Exhibition Reviews | Visual Arts

Everyday Moments, Universal Emotions: The Art of James Ransome

James Ransome, “Just a Lucky So and So”

Among the more persistent and valid criticisms thrown at creators, critics, curators, and collectors of the art world alike is this: Your art is not for anyone except yourselves.

Blustering indignation aside, the message stings because, in some cases, maybe even many, it’s true. Artworks abstracted beyond all recognition, citation-riddled Marxist and postcolonial analyses, the marking up of a painting to a million dollars or much more (in 2017, Leonardo da Vinci’s Salvator Mundi sold at auction for $450.3 million)—all place art far beyond the reach of everyday people.

James Ransome brings it back.

Born in rural North Carolina, Ransome grew up far from galleries and museums. His only early exposure to art was found in comic book pages and Bible illustrations. By imitating these drawings, he discovered his lifelong passion and skill. He went on to study photography and film-making—elements of which are evident in the strong use of perspective and pacing in his painting—before earning a BFA in Illustration from the Pratt Institute.

Since then, Ransome has illustrated more than 60 children’s picture books. He has won the Coretta Scott King Award for Illustration, among many others, and is named by the Children’s Book Council as one of 75 authors and illustrators “everyone should know.” Perhaps this is because he makes art for everyone.

A selection of books illustrated by James Ransome is on display as part of Everyday People: The Art of James Ransome at the Provo Library

To help “everyone” discover his work, the National Center for Children’s Illustrated Literature in Abilene, Texas, organized Everyday People: The Art of James Ransome. The exhibition has traveled across the country for several years, with stops in the Joslyn Museum in Omaha, Nebraska; the Children’s Museum of Houston; the Abraham Art Gallery at Wayland Baptist University in Plainview, Texas; the Northern Illinois University Art Museum, and the Orlando Museum of Art. Curators in Orlando noted that across the more than 60 artworks on display, what Ransome’s works have in common is their “celebration of the simplest and most joyful moments in our lives.” From listening to good music to making that same music with good friends, to dancing and singing and sitting quietly to contemplate the falling autumn leaves, Ransome’s is the best kind of art, the kind that captures and evokes in us the strongest and purest emotions of our lives.

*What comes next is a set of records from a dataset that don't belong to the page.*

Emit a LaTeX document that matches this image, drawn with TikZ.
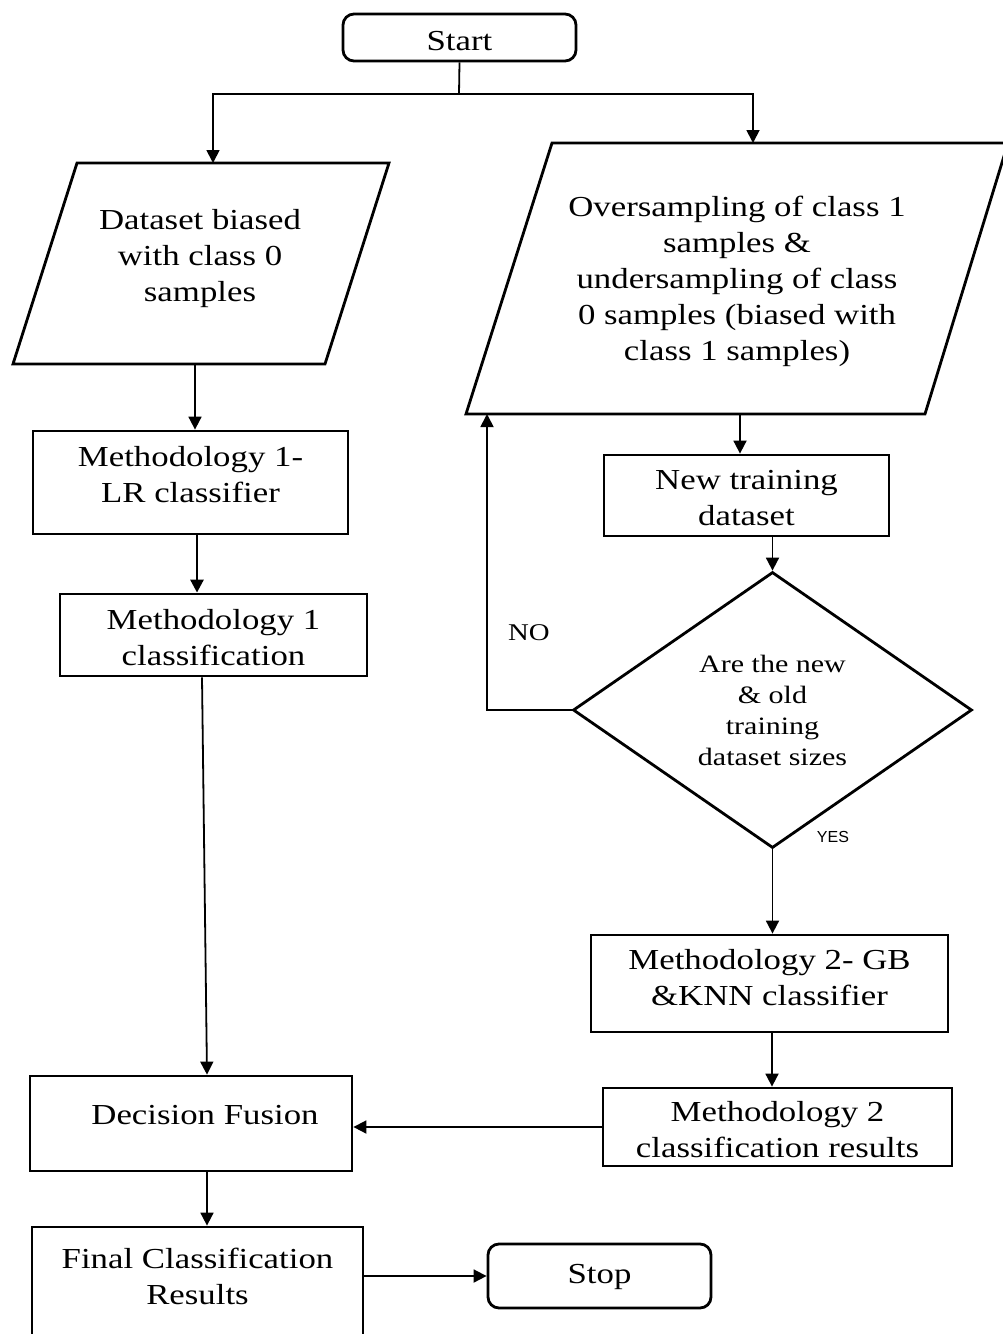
\documentclass[tikz,border=0pt]{standalone}
\usepackage{fontspec}
\setmainfont[FakeStretch=1.2]{Liberation Serif}
\newfontfamily\yesfont{Liberation Sans}
\usetikzlibrary{arrows.meta,shapes.geometric}
\begin{document}
\begin{tikzpicture}[x=1pt,y=-1pt,
  boxst/.style={draw,line width=2.8pt,inner sep=0pt},
  term/.style={boxst,rounded corners=11pt,font=\fontsize{29}{36}\selectfont},
  polyst/.style={line width=2.8pt,line join=miter},
  txt/.style={align=center,inner sep=0pt,font=\fontsize{29}{36}\selectfont},
  dtxt/.style={align=center,inner sep=0pt,font=\fontsize{25}{31}\selectfont},
  conn/.style={line width=1.8pt,-{Triangle[length=13pt,width=13pt]}},
  plain/.style={line width=1.8pt}]

\useasboundingbox (0,0) rectangle (1003,1334);
\clip (0,0) rectangle (1003,1334);

% terminals
\node[term,minimum width=233pt,minimum height=47pt,
  label={[txt,yshift=-4pt]center:Start}] (start) at (459.5,37.5) {};
\node[term,minimum width=223pt,minimum height=64pt,
  label={[txt,yshift=-1pt]center:Stop}] (stop) at (599.5,1276) {};

% left parallelogram
\draw[polyst] (77,163) -- (389,163) -- (325,364) -- (13,364) -- cycle;
\node[txt] (para1) at (200,259) {Dataset biased\\with class 0\\samples};
\coordinate (p1in) at (213,163);
\coordinate (p1out) at (195,364);

% right parallelogram
\draw[polyst] (552,143) -- (1008,143) -- (925,414) -- (466,414) -- cycle;
\node[txt] (para2) at (737,281) {Oversampling of class 1\\samples \&\\undersampling of class\\0 samples (biased with\\class 1 samples)};
\coordinate (p2in) at (753,143);
\coordinate (p2out) at (740,414);
\coordinate (p2loop) at (487,414);

% process boxes
\node[boxst,minimum width=315pt,minimum height=103pt,
  label={[txt,yshift=8pt]center:Methodology 1-\\LR classifier}] (m1) at (190.5,482.5) {};
\node[boxst,minimum width=307pt,minimum height=82pt,
  label={[txt,yshift=-3pt]center:Methodology 1\\classification}] (m1c) at (213.5,635) {};
\node[boxst,minimum width=322pt,minimum height=95pt,
  label={[txt,yshift=8pt,xshift=14pt]center:Decision Fusion}] (fusion) at (191,1123.5) {};
\node[boxst,minimum width=331pt,minimum height=118pt,
  label={[txt,yshift=10pt]center:Final Classification\\Results}] (final) at (197.5,1286) {};

\node[boxst,minimum width=285pt,minimum height=81pt,
  label={[txt,yshift=-3pt]center:New training\\dataset}] (nt) at (746.5,495.5) {};
\node[boxst,diamond,minimum width=399pt,minimum height=276pt,
  label={[dtxt]center:Are the new\\\& old\\training\\dataset sizes}] (dia) at (772.5,710) {};
\node[boxst,minimum width=357pt,minimum height=97pt,
  label={[txt,yshift=6pt]center:Methodology 2- GB\\\&KNN classifier}] (m2) at (769.5,983.5) {};
\node[boxst,minimum width=349pt,minimum height=78pt,
  label={[txt,yshift=-3pt]center:Methodology 2\\classification results}] (m2c) at (777.5,1127) {};

% labels
\node[font=\fontsize{24}{28}\selectfont,inner sep=0pt] (no) at (529,633) {NO};
\node[font=\yesfont\fontsize{16}{18}\selectfont,inner sep=0pt] (yes) at (833,837) {YES};

% connectors
\coordinate (split) at (459,94);
\draw[plain] (start.south) -- (split);
\draw[conn] (split) -| (p1in);
\draw[conn] (split) -| (p2in);

\draw[conn] (p1out) -- (p1out |- m1.north);
\draw[conn,line width=2.8pt] ([xshift=6.5pt]m1.south) -- ([xshift=-16.5pt]m1c.north);
\draw[conn] ([xshift=-11.5pt]m1c.south) -- ([xshift=16pt]fusion.north);
\draw[conn] ([xshift=16pt]fusion.south) -- ([xshift=9.5pt]final.north);
\draw[conn] (stop.west -| final.east) -- (stop.west);

\draw[conn] (p2out) -- (p2out |- nt.north);
\draw[conn] (dia.north |- nt.south) -- (dia.north);
\draw[conn] (dia.west) -| (p2loop);
\draw[conn] (dia.south) -- (dia.south |- m2.north);
\draw[conn] ([xshift=2.5pt]m2.south) -- ([xshift=-5.5pt]m2c.north);
\draw[conn] (m2c.west) -- (m2c.west -| fusion.east);
\end{tikzpicture}
\end{document}
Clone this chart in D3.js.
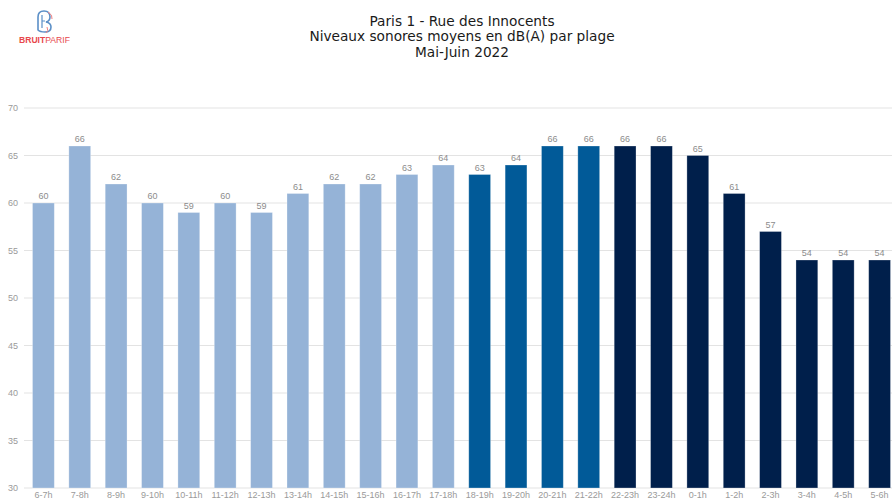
<!DOCTYPE html>
<html><head><meta charset="utf-8">
<script src="https://cdn.jsdelivr.net/npm/d3@7"></script>
<style>body{margin:0;background:#fff;}svg{display:block;}</style>
</head><body>
<svg id="c" width="892" height="500"></svg>
<script>
const categories = ["6-7h","7-8h","8-9h","9-10h","10-11h","11-12h","12-13h","13-14h","14-15h","15-16h","16-17h","17-18h","18-19h","19-20h","20-21h","21-22h","22-23h","23-24h","0-1h","1-2h","2-3h","3-4h","4-5h","5-6h"];
const values = [60,66,62,60,59,60,59,61,62,62,63,64,63,64,66,66,66,66,65,61,57,54,54,54];
const periods = ["day","day","day","day","day","day","day","day","day","day","day","day","evening","evening","evening","evening","night","night","night","night","night","night","night","night"];
const yTicks = [30,35,40,45,50,55,60,65,70];
const titleLines = ["Paris 1 - Rue des Innocents","Niveaux sonores moyens en dB(A) par plage","Mai-Juin 2022"];
const colors = {day:"#95b3d7", evening:"#015a98", night:"#001f4b"};

const svg = d3.select("#c");
const x = d3.scaleBand().domain(categories).range([32.5, 890.5]).paddingInner(0.4).paddingOuter(0);
const y = d3.scaleLinear().domain([30,70]).range([488,108]);

// grid
svg.append("g").selectAll("line").data(yTicks).join("line")
  .attr("x1",24).attr("x2",892).attr("y1",d=>y(d)).attr("y2",d=>y(d))
  .attr("stroke","#e3e3e3").attr("stroke-width",1);

// y labels
svg.append("g").selectAll("text").data(yTicks).join("text")
  .attr("x",18).attr("y",d=>y(d)+3).attr("text-anchor","end")
  .attr("font-family","Liberation Sans, Arial, sans-serif").attr("font-size",9).attr("fill","#9a9a9a")
  .text(d=>d);

// bars
svg.append("g").selectAll("rect").data(categories).join("rect")
  .attr("x",d=>x(d)).attr("width",x.bandwidth())
  .attr("y",(d,i)=>y(values[i])).attr("height",(d,i)=>y(30)-y(values[i]))
  .attr("fill",(d,i)=>colors[periods[i]])
  .attr("stroke","#ffffff").attr("stroke-opacity",0.35).attr("stroke-width",0.8);

// value labels
svg.append("g").selectAll("text").data(categories).join("text")
  .attr("x",d=>x(d)+x.bandwidth()/2).attr("y",(d,i)=>y(values[i])-4)
  .attr("text-anchor","middle")
  .attr("font-family","Liberation Sans, Arial, sans-serif").attr("font-size",9).attr("fill","#8c8c8c")
  .text((d,i)=>values[i]);

// x labels
svg.append("g").selectAll("text").data(categories).join("text")
  .attr("x",d=>x(d)+x.bandwidth()/2).attr("y",497.5)
  .attr("text-anchor","middle")
  .attr("font-family","Liberation Sans, Arial, sans-serif").attr("font-size",9).attr("fill","#9a9a9a")
  .text(d=>d);

// title
svg.append("g").selectAll("text").data(titleLines).join("text")
  .attr("x",462).attr("y",(d,i)=>25.5+i*15.5).attr("text-anchor","middle")
  .attr("font-family","DejaVu Sans, sans-serif").attr("font-size",13.7).attr("fill","#1a1a1a")
  .text(d=>d);

// logo
const logo = svg.append("g");
logo.append("path").attr("d","M38,30 L38,17 Q38,11 44,11 Q50,11 50,17 Q50,21 46,22 Q51,23 51,27 Q51,32 45,32 Q40,32 38,30 Z")
  .attr("fill","none").attr("stroke","#5b8fc7").attr("stroke-width",1.6);
logo.append("path").attr("d","M42,15 L42,28 M42,21 L45,21")
  .attr("fill","none").attr("stroke","#5b8fc7").attr("stroke-width",1.2);
logo.append("path").attr("d","M48,12 Q53,15 52,19 M47,27 Q49,31 46,33")
  .attr("fill","none").attr("stroke","#f08080").attr("stroke-width",1);
const lt = logo.append("text").attr("x",19).attr("y",43)
  .attr("font-family","Liberation Sans, Arial, sans-serif").attr("font-size",8.6).attr("fill","#e8474c");
lt.append("tspan").attr("font-weight","bold").text("BRUIT");
lt.append("tspan").text("PARIF");
</script>
</body></html>
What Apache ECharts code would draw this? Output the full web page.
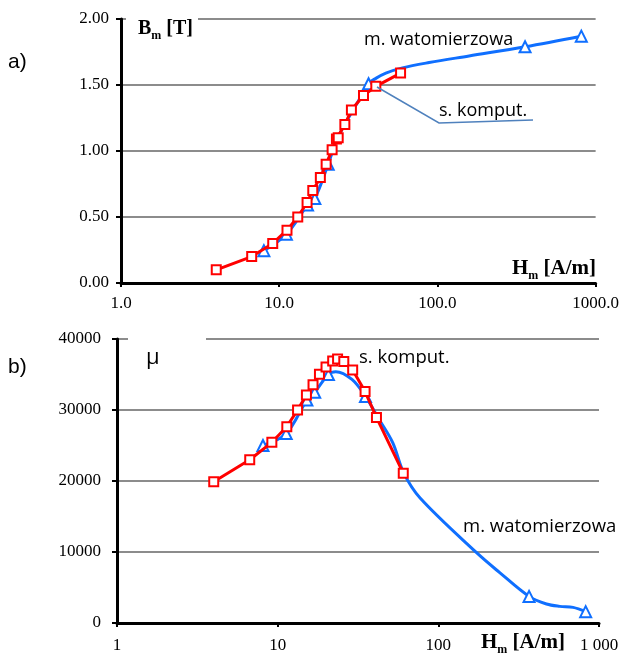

At the Provo Library, librarians have made a public space in which everyone can view Ransome’s art. Soft jazz music plays through speakers in a nod to two of Ransome’s books: Just a Lucky So and So: The Story of Louis Armstrong and Benny Goodman and Teddy Wilson: Taking the Stage as the First Black-and-White Jazz Band in History. A large bookshelf holds the library’s copies of dozens of Ransome’s books, with bookmarks to indicate the works on display.

While the printed illustrations are captivating, the varied textures, vibrant colors, and piercing gaze of protagonists found in the original watercolors, oils, acrylics, and pastels hanging on the wall, come alive.

One particularly striking picture is Ransome’s portrait of legendary baseball player Satchel Paige, who signed with the Cleveland Indians in 1948, one year after Jackie Robinson’s desegregation of Major League Baseball. The red accents of Paige’s uniform starkly contrast with the rich blue sky behind him, the contrasting colors enriching one another in turn. Set against a low horizon line and inch-high infielders, Ransome makes Paige take up the entire frame. His tall figure splits the scene slightly off-center, creating a captivating, larger-than-life tribute to the storied player.

Just because art is accessible does not mean it is watered down. Ransome’s paintings, many of which depict poignant stories of Black Americans, are uncompromising. One of these is “A Love Worth Waiting For” from Patricia and Frederick McKissack’s Let My People Go: Bible Stories Told by a Freeman of Color to His Daughter. The painting depicts an enslaved man and woman standing in for the biblical figures of Jacob and Rachel. The two form a striking figure in the center of the composition. Though they wear dull brown clothes meant to erase their identity, “Jacob’s” bright red kerchief and “Rachel’s” vibrant blue head wrap are stark reminders of their individuality. Their downcast expressions, combined with the bouquet of purple flowers lying flat on Rachel’s lap, communicate their somber mood. A few bright brushstrokes in the midground evoke chickens pecking in the yard. Their implied clucking, contrasted with Jacob and Rachel’s obvious silence, makes palpable the figures’ silent sorrow. In a way that is simultaneously sensitive, direct and powerful, Ransome forces viewers to confront the cruelty of slavery and recall the sacred love in their own lives.

James Ransome, “A Love Worth Waiting For”

This is what art is about–capturing the little moments and the big feelings, the ones we can’t express and yet feel compelled to share. Ransome’s art is a celebration of everyday people, for everyday people.

One of the art world’s most popular taglines is, “art is for everyone.” In Everyday People, this is actually true.

Everyday People: The Art of James Ransome, Provo Library, Provo, weekdays from 3:30-8:00pm, through February 22.